A um ano de terminar um mandato em que os principais problemas de Lisboa se agravaram e em que a única “obra feita” vem do anterior executivo, Carlos Moedas junta a habitual tática da vitimização contra a “extrema-esquerda” a um discurso anti-imigração que pisca o olho ao eleitorado do Chega. Dossier organizado por Luís Branco.
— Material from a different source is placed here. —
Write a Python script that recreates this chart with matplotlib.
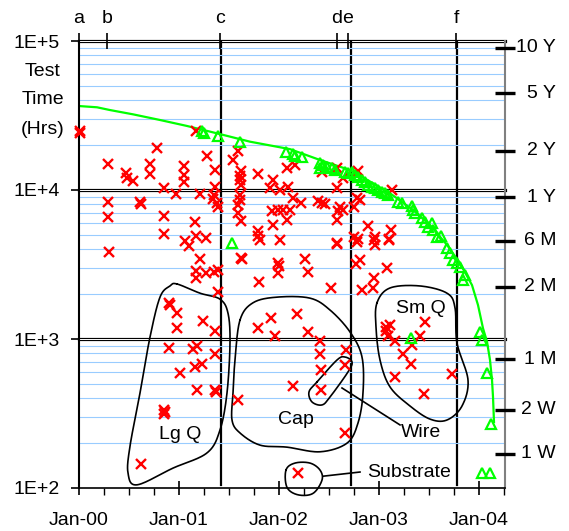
import numpy as np
import matplotlib
matplotlib.use('Agg')
import matplotlib.pyplot as plt
import matplotlib.transforms as mtransforms
from matplotlib.ticker import LogLocator, MultipleLocator, NullFormatter, NullLocator

plt.rcParams['font.family'] = ['Liberation Sans', 'DejaVu Sans']

# x values are years since Jan-00, y values are test hours

# failed parts (red x)
fail_years = [
  0.01, 0.01, 0.29, 0.47, 0.48, 0.54, 0.71, 0.71, 0.78, 0.85,
  0.97, 1.05, 1.05, 1.05, 1.17, 1.21, 1.28, 0.29, 0.61, 0.62,
  0.29, 0.85, 1.16, 0.85, 1.17, 1.27, 1.06, 1.10, 0.30, 1.21,
  1.36, 1.36, 1.35, 1.34, 1.38, 1.39, 1.59, 1.54, 1.62, 1.61,
  1.61, 1.62, 1.61, 1.61, 1.59, 1.59, 1.62, 1.79, 1.94, 1.91,
  2.01, 2.09, 2.08, 2.16, 2.14, 2.22, 2.39, 1.93, 1.99, 2.04,
  2.11, 1.94, 2.08, 1.79, 1.79, 1.81, 2.01, 1.17, 1.27, 1.17,
  1.35, 1.39, 1.39, 1.62, 1.63, 1.99, 2.00, 1.99, 1.80, 2.26,
  2.29, 2.52, 2.58, 2.78, 2.95, 2.96, 3.10, 2.81, 2.77, 3.08,
  2.95, 2.94, 2.83, 2.43, 2.58, 2.64, 2.79, 2.58, 2.43, 2.46,
  2.61, 2.64, 2.59, 2.58, 2.78, 2.81, 2.75, 2.89, 3.12, 2.96,
  3.10, 2.75, 2.79, 2.58, 3.13,
  0.90, 0.91, 0.98, 0.98, 1.24, 1.36, 0.90, 1.14, 1.18, 1.36,
  1.16, 1.23, 1.01, 1.18, 1.36, 1.37, 0.85, 0.86, 0.85, 0.62,
  1.79, 1.92, 1.96, 1.59, 2.18, 2.29, 2.41, 2.41, 2.42, 2.42,
  2.14, 2.67, 2.66, 2.66, 2.19,
  3.07, 3.11, 3.07, 3.09, 3.16, 3.46, 3.41, 3.33, 3.24, 3.32,
  3.16, 3.45, 3.73,
]
fail_hours = [
  24900, 24200, 14950, 12980, 12020, 11490, 14950, 12790, 19180, 10310,
  9400, 14490, 12590, 11320, 24900, 9400, 16910, 8310, 8310, 8060,
  6590, 6690, 6100, 5070, 4910, 4760, 4550, 4210, 3840, 3450,
  13600, 10470, 9260, 8700, 8180, 7690, 18270, 15900, 13390, 12400,
  11670, 10800, 9260, 8570, 7930, 7010, 6190, 12790, 11670, 10310,
  10000, 10470, 14050, 14720, 8840, 8180, 8440, 7230, 7340, 7340,
  7340, 5820, 6290, 5310, 4910, 4620, 4620, 2860, 2770, 2560,
  2810, 2900, 2070, 3500, 3440, 3240, 3090, 2770, 2410, 3450,
  2810, 2200, 4340, 4480, 4620, 4280, 4620, 3390, 3190, 3000,
  2560, 2200, 2130, 13190, 14050, 12020, 13390, 10310, 8180, 8060,
  7690, 7340, 7230, 6290, 8840, 8570, 7690, 5730, 5390, 4840,
  4690, 4840, 4690, 4410, 10000,
  1750, 1690, 1490, 1180, 1320, 1130, 870, 857, 898, 793,
  649, 680, 592, 455, 455, 441, 334, 324, 314, 145,
  1180, 1380, 1050, 390, 1470, 1115, 970, 793, 620, 455,
  484, 844, 669, 234, 126,
  1200, 1240, 1130, 1050, 970, 1300, 1050, 912, 793, 680,
  556, 428, 583,
]

# parts still on test (green triangles)
run_years = [
  1.23, 1.25, 1.39, 1.61, 1.53, 2.07, 2.14, 2.16, 2.23, 2.41,
  2.41, 2.44, 2.48, 2.53, 2.56, 2.66, 2.69, 2.73, 2.76, 2.79,
  2.83, 2.86, 2.89, 2.93, 2.96, 2.99, 3.03, 3.06, 3.09, 3.19,
  3.23, 3.33, 3.34, 3.36, 3.43, 3.46, 3.49, 3.53, 3.54, 3.58,
  3.62, 3.68, 3.71, 3.74, 3.78, 3.81, 3.86, 3.84, 4.01, 4.03,
  4.08, 4.12, 3.32, 4.03, 4.11,
]
run_hours = [
  24900, 24150, 23060, 21040, 4410, 17990, 17440, 16910, 16650, 15180,
  14050, 14720, 14270, 14050, 13600, 13190, 12980, 13190, 12590, 12210,
  11670, 11320, 10800, 10470, 10310, 10000, 9700, 9550, 9260, 8310,
  8180, 7810, 7340, 7010, 6490, 6100, 5650, 6000, 5390, 4840,
  4910, 4080, 3780, 3390, 3240, 3040, 2680, 2490, 1115, 985,
  592, 269, 1020, 126, 126,
]

# maximum possible test time (green line)
limit_years = [
  0.0, 0.18, 0.31, 0.54, 0.81, 1.08, 1.38, 1.71, 2.11, 2.41,
  2.71, 2.91, 3.11, 3.34, 3.51, 3.68, 3.81, 3.93, 3.99, 4.04,
  4.08, 4.11, 4.13, 4.14, 4.15,
]
limit_hours = [
  36600, 35900, 34400, 32200, 29500, 26900, 24000, 21100, 18800, 15900,
  13600, 11400, 9510, 7340, 5820, 4280, 3220, 2300, 1690, 1180,
  960, 723, 531, 410, 277,
]

event_labels = ['a', 'b', 'c', 'd', 'e', 'f']
event_years = [0.0, 0.28, 1.41, 2.58, 2.69, 3.77]
line_years = [1.42, 2.72, 3.78]

year_ticks = [0, 1, 2, 3, 4]
year_labels = ['Jan-00', 'Jan-01', 'Jan-02', 'Jan-03', 'Jan-04']
hour_ticks = [1e2, 1e3, 1e4, 1e5]
hour_labels = ['1E+2', '1E+3', '1E+4', '1E+5']
span_labels = ['10 Y', '5 Y', '2 Y', '1 Y', '6 M', '2 M', '1 M', '2 W', '1 W']
span_hours = [90000, 44600, 18300, 8930, 4550, 2240, 730, 336, 170]

# hand drawn groupings
groups = {
  'Lg Q': ([0.98, 1.21, 1.41, 1.49, 1.51, 1.48, 1.41, 1.28, 0.94, 0.58, 0.49, 0.51, 0.61, 0.71, 0.81, 0.91],
           [2340, 2030, 1850, 1490, 940, 434, 245, 172, 136, 105, 126, 191, 434, 1030, 1910, 2270]),
  'Cap': ([1.61, 1.74, 1.98, 2.31, 2.51, 2.71, 2.83, 2.84, 2.79, 2.68, 2.41, 2.08, 1.81, 1.61, 1.53, 1.54, 1.56],
          [1340, 1750, 1910, 1880, 1565, 1115, 757, 434, 273, 200, 175, 188, 194, 234, 286, 434, 723]),
  'Sm Q': ([2.98, 3.11, 3.41, 3.68, 3.76, 3.78, 3.89, 3.83, 3.68, 3.51, 3.31, 3.11, 3.01, 2.97],
           [1750, 2200, 2270, 2030, 1620, 940, 531, 355, 286, 290, 355, 477, 723, 1200]),
  'Wire': ([2.38, 2.58, 2.66, 2.73, 2.69, 2.51, 2.43, 2.33, 2.30],
           [515, 723, 757, 701, 601, 408, 361, 378, 441]),
  'Substrate': ([2.07, 2.16, 2.31, 2.41, 2.43, 2.34, 2.19, 2.08],
                [132, 147, 147, 132, 113, 92, 90, 101]),
}
group_text = {
  'Lg Q': (1.01, 227),
  'Cap': (2.17, 290),
  'Sm Q': (3.42, 1590),
  'Wire': (3.42, 234),
  'Substrate': (3.30, 128),
}
leaders = {
  'Wire': ([2.63, 3.21], [469, 265]),
  'Substrate': ([2.44, 2.81], [120, 128]),
}


def smooth_loop(xs, ys, n=24):
  ''' Closed Catmull-Rom curve through the outline points '''
  pts = np.column_stack([xs, ys])
  m = len(pts)
  t = np.linspace(0, 1, n, endpoint=False)[:, None]
  out = []
  for i in range(m):
    p0, p1, p2, p3 = pts[i - 1], pts[i], pts[(i + 1) % m], pts[(i + 2) % m]
    out.append(0.5 * (2 * p1 + (p2 - p0) * t
                      + (2 * p0 - 5 * p1 + 4 * p2 - p3) * t ** 2
                      + (3 * p1 - p0 - 3 * p2 + p3) * t ** 3))
  out.append(pts[:1])
  return np.vstack(out)


def main():
  fig = plt.figure(figsize=(5.69, 5.31), dpi=100)
  ax = fig.add_axes([79 / 569, 43 / 531, 426 / 569, 447 / 531])

  ax.set_yscale('log')
  ax.set_xlim(0, 4.26)
  ax.set_ylim(100, 1e5)

  # light blue minor grid
  ax.yaxis.set_minor_locator(LogLocator(base=10, subs=np.arange(2, 10)))
  ax.yaxis.set_minor_formatter(NullFormatter())
  ax.grid(which='minor', axis='y', color='#99ccff', lw=0.8, zorder=0)
  ax.tick_params(axis='y', which='minor', length=0)

  # double black lines at the decades
  for h in hour_ticks[1:]:
    ax.axhline(h, color='black', lw=2.3, zorder=1, clip_on=False)
    ax.axhline(h, color='white', lw=0.7, zorder=1, clip_on=False)

  for x in line_years:
    ax.axvline(x, ymin=0.007, color='black', lw=1.6, zorder=1)

  ax.plot(limit_years, limit_hours, color='#00ff00', lw=1.6, zorder=2)
  ax.plot(fail_years, fail_hours, ls='none', marker='x', ms=7.5, mew=1.7,
          color='#ff0000', zorder=3, clip_on=False)
  ax.plot(run_years, run_hours, ls='none', marker='^', ms=7, mew=1.6,
          mfc='none', mec='#00ff00', zorder=3, clip_on=False)

  for name, (gx, gy) in groups.items():
    loop = smooth_loop(gx, np.log10(gy))
    ax.plot(loop[:, 0], 10 ** loop[:, 1], color='black', lw=1.2, zorder=2,
            clip_on=False)
    tx, ty = group_text[name]
    ax.text(tx, ty, name, fontsize=14, ha='center', va='center', zorder=4)
  for name, (lx, ly) in leaders.items():
    ax.plot(lx, ly, color='black', lw=1.2, zorder=2)

  # axes frame
  ax.spines['top'].set_visible(False)
  ax.spines['left'].set_linewidth(1.5)
  ax.spines['bottom'].set_linewidth(1.2)
  ax.spines['right'].set_color('#808080')
  ax.spines['right'].set_linewidth(1.5)

  ax.set_xticks(year_ticks)
  ax.set_xticklabels(year_labels)
  ax.xaxis.set_minor_locator(MultipleLocator(0.25))
  ax.tick_params(axis='x', which='major', direction='inout', length=10,
                 width=1.2, labelsize=14, pad=12)
  ax.tick_params(axis='x', which='minor', direction='out', length=5, width=1)

  ax.set_yticks(hour_ticks)
  ax.set_yticklabels(hour_labels)
  ax.tick_params(axis='y', which='major', direction='out', length=6,
                 width=1.2, labelsize=14, pad=8)

  # event letters on top
  top = ax.twiny()
  top.set_xlim(ax.get_xlim())
  top.set_xticks(event_years)
  top.set_xticklabels(event_labels)
  top.xaxis.set_minor_locator(NullLocator())
  top.tick_params(axis='x', direction='inout', length=12, width=1.2,
                  labelsize=14, pad=4)
  for s in top.spines.values():
    s.set_visible(False)

  # time spans on the right
  right = ax.twinx()
  right.set_yscale('log')
  right.set_ylim(ax.get_ylim())
  right.set_yticks(span_hours)
  right.yaxis.set_minor_locator(NullLocator())
  right.tick_params(axis='y', direction='inout', length=14, width=2.4,
                    labelright=False)
  for s in right.spines.values():
    s.set_visible(False)
  trans = mtransforms.blended_transform_factory(ax.transAxes, ax.transData)
  for h, lab in zip(span_hours, span_labels):
    ax.text(1.12, h, lab, transform=trans, fontsize=14, ha='right', va='center')

  for y, word in zip([71, 99, 130], ['Test', 'Time', '(Hrs)']):
    fig.text(43 / 569, 1 - y / 531, word, fontsize=14, ha='center', va='center')

  fig.savefig('out.png', dpi=100)


if __name__ == '__main__':
  main()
Nos cinco artigos deste dossier, destacamos alguns aspetos que sublinham o autoritarismo da gestão de Carlos Moedas e o ataque permanente dirigido ao que chama de “extrema-esquerda”, eleita como adversária principal mas também como origem de todos os males que é incapaz de solucionar enquanto presidente da Câmara. Eles abordam o discurso anti-imigração e o piscar de olho à extrema-direita, que passa pelo uso da expressão das “portas escancaradas” mas também por colocar na gaveta a instalação do memorial da escravatura; o discurso securitário com a ordem ilegal à Polícia Municipal para deter pessoas; a adesão à propaganda sionista e o ataque a quem se levanta contra o genocídio; o fracasso na resposta às pessoas em situação de sem-abrigo, a população mais vulnerável de Lisboa; e a estratégia política assente na vitimização e no passa-culpas em todas as áreas da governação.
Desde que tomou posse em 2021, o executivo de Carlos Moedas não resolveu nenhum dos grandes problemas da cidade, e deixou que alguns se agravassem. Se a crise da habitação não é um exclusivo de Lisboa, a insistência de Moedas de proteger o alojamento local e a construção de novos hotéis não contribuiu para a combater. É verdade que ainda enquanto candidato à Câmara já tinha deixado claro o seu pensamento sobre medidas como a renda acessível, ao afirmar que “apoiar os mais pobres ou a classe média não vai resolver nada, são gotas de água. Esses disparates da esquerda ideológica é que têm feito os preços subir". Ao longo do mandato congelou um dos projetos do pilar público de nova construção de renda acessível - o PRA do Restelo - enquanto organizava cerimónias de entregas de chaves de casas construídas ou projetadas no anterior mandato como se fosse obra sua, uma prática comum entre os autarcas. O atual executivo conta com os milhões do PRR para a habitação, mas insiste no modelo das PPP que Medina também defendia e que acabou travado pelo Tribunal de Contas sem construir uma única casa, enquanto volta a atribuir responsabilidades à “extrema-esquerda” pela crise na habitação.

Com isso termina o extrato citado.